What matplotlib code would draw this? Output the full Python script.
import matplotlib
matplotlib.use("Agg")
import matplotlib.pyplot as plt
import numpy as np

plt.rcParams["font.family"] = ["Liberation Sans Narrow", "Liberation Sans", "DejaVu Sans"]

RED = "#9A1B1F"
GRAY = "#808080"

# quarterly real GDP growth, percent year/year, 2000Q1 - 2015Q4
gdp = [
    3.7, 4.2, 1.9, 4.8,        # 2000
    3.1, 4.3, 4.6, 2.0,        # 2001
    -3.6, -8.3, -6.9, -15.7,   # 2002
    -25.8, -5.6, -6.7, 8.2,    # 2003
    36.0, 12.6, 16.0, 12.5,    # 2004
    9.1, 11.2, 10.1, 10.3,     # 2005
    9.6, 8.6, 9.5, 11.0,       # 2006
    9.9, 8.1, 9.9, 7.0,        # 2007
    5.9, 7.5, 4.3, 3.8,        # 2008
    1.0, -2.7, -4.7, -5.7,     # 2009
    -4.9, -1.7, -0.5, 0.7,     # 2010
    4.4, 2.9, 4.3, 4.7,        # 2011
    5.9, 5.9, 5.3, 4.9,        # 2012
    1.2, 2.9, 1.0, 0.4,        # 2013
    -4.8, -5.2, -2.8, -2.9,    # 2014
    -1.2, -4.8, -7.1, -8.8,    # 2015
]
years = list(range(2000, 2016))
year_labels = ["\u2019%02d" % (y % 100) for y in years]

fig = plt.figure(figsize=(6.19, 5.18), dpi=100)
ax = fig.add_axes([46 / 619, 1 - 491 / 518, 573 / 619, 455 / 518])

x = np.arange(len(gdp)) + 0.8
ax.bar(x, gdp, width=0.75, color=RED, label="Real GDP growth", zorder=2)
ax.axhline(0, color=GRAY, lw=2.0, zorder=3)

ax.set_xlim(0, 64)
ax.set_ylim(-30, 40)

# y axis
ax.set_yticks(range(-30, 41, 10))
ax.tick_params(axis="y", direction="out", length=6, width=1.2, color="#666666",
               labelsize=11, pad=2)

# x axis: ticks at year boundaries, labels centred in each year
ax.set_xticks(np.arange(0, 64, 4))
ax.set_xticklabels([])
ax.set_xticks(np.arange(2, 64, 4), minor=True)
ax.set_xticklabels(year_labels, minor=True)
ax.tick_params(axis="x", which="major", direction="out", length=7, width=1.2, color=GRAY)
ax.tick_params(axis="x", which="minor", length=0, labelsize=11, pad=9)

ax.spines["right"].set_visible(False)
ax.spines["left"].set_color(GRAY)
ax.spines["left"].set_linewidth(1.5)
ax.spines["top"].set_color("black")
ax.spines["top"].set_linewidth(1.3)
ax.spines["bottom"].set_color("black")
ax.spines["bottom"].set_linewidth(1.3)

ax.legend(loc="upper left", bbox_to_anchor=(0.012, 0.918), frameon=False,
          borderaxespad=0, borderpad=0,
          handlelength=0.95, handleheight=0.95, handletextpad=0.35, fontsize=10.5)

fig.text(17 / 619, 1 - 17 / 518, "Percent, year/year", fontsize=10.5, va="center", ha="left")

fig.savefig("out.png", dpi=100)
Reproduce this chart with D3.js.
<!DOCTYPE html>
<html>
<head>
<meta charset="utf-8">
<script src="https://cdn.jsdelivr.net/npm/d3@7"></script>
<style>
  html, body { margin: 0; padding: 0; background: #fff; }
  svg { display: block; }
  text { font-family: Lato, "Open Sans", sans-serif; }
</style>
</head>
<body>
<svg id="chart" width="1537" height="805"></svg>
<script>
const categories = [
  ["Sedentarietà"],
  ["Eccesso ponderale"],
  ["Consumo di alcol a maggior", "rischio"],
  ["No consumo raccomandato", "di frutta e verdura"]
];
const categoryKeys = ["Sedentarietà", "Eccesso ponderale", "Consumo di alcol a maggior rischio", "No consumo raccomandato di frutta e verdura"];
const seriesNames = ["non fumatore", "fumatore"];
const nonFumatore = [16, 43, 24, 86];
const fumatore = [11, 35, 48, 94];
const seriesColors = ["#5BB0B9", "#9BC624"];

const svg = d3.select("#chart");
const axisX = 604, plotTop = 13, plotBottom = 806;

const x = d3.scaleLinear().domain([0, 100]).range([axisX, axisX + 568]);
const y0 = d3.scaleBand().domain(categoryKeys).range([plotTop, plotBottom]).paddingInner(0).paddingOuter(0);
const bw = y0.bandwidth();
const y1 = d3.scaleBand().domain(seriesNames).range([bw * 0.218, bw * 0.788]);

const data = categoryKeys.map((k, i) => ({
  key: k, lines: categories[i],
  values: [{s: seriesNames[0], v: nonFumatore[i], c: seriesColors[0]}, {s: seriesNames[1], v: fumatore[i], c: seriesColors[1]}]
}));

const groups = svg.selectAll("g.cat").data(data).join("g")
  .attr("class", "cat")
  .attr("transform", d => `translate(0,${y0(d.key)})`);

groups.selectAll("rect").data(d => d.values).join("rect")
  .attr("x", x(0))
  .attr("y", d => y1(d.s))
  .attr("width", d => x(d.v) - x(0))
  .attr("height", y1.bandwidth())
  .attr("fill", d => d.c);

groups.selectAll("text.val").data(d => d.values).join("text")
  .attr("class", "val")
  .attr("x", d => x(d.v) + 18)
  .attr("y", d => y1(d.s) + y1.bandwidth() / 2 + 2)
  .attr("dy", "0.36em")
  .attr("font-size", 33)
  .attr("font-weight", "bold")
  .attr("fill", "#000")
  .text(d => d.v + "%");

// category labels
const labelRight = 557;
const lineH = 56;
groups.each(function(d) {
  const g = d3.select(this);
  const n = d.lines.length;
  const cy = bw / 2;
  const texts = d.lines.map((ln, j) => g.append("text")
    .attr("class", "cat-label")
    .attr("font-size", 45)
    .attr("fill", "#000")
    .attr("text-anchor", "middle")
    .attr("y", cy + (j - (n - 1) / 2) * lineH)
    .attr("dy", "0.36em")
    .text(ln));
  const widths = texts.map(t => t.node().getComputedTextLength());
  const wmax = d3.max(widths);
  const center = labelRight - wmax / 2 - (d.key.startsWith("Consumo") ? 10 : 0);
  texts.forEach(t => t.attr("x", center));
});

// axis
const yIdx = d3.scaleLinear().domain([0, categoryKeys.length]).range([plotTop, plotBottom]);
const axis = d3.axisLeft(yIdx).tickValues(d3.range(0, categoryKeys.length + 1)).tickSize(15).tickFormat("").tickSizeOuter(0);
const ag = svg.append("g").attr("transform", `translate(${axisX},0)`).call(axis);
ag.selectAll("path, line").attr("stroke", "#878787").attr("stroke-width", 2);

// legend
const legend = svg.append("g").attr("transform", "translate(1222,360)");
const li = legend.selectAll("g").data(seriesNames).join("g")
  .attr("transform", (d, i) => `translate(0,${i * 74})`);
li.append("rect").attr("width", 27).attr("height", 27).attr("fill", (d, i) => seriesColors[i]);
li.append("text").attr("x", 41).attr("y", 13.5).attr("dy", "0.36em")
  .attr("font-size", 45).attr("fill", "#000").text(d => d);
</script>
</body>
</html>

==

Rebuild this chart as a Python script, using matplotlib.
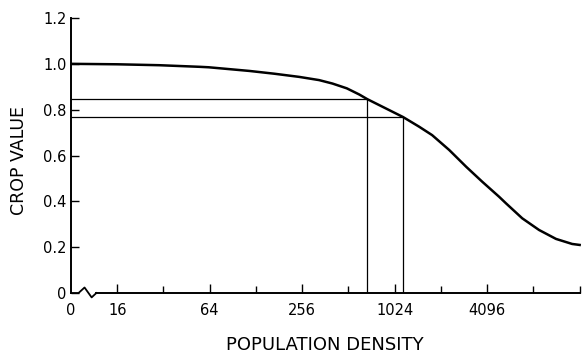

YOUR TASK: Search the data above for the string "script" and copy each line that has it.

WRITTEN RESPONSE:
What matplotlib code would draw this? Output the full Python script.
<script src="https://cdn.jsdelivr.net/npm/d3@7"></script>
<script>
</script>
Rebuild this chart as a Python script, using matplotlib.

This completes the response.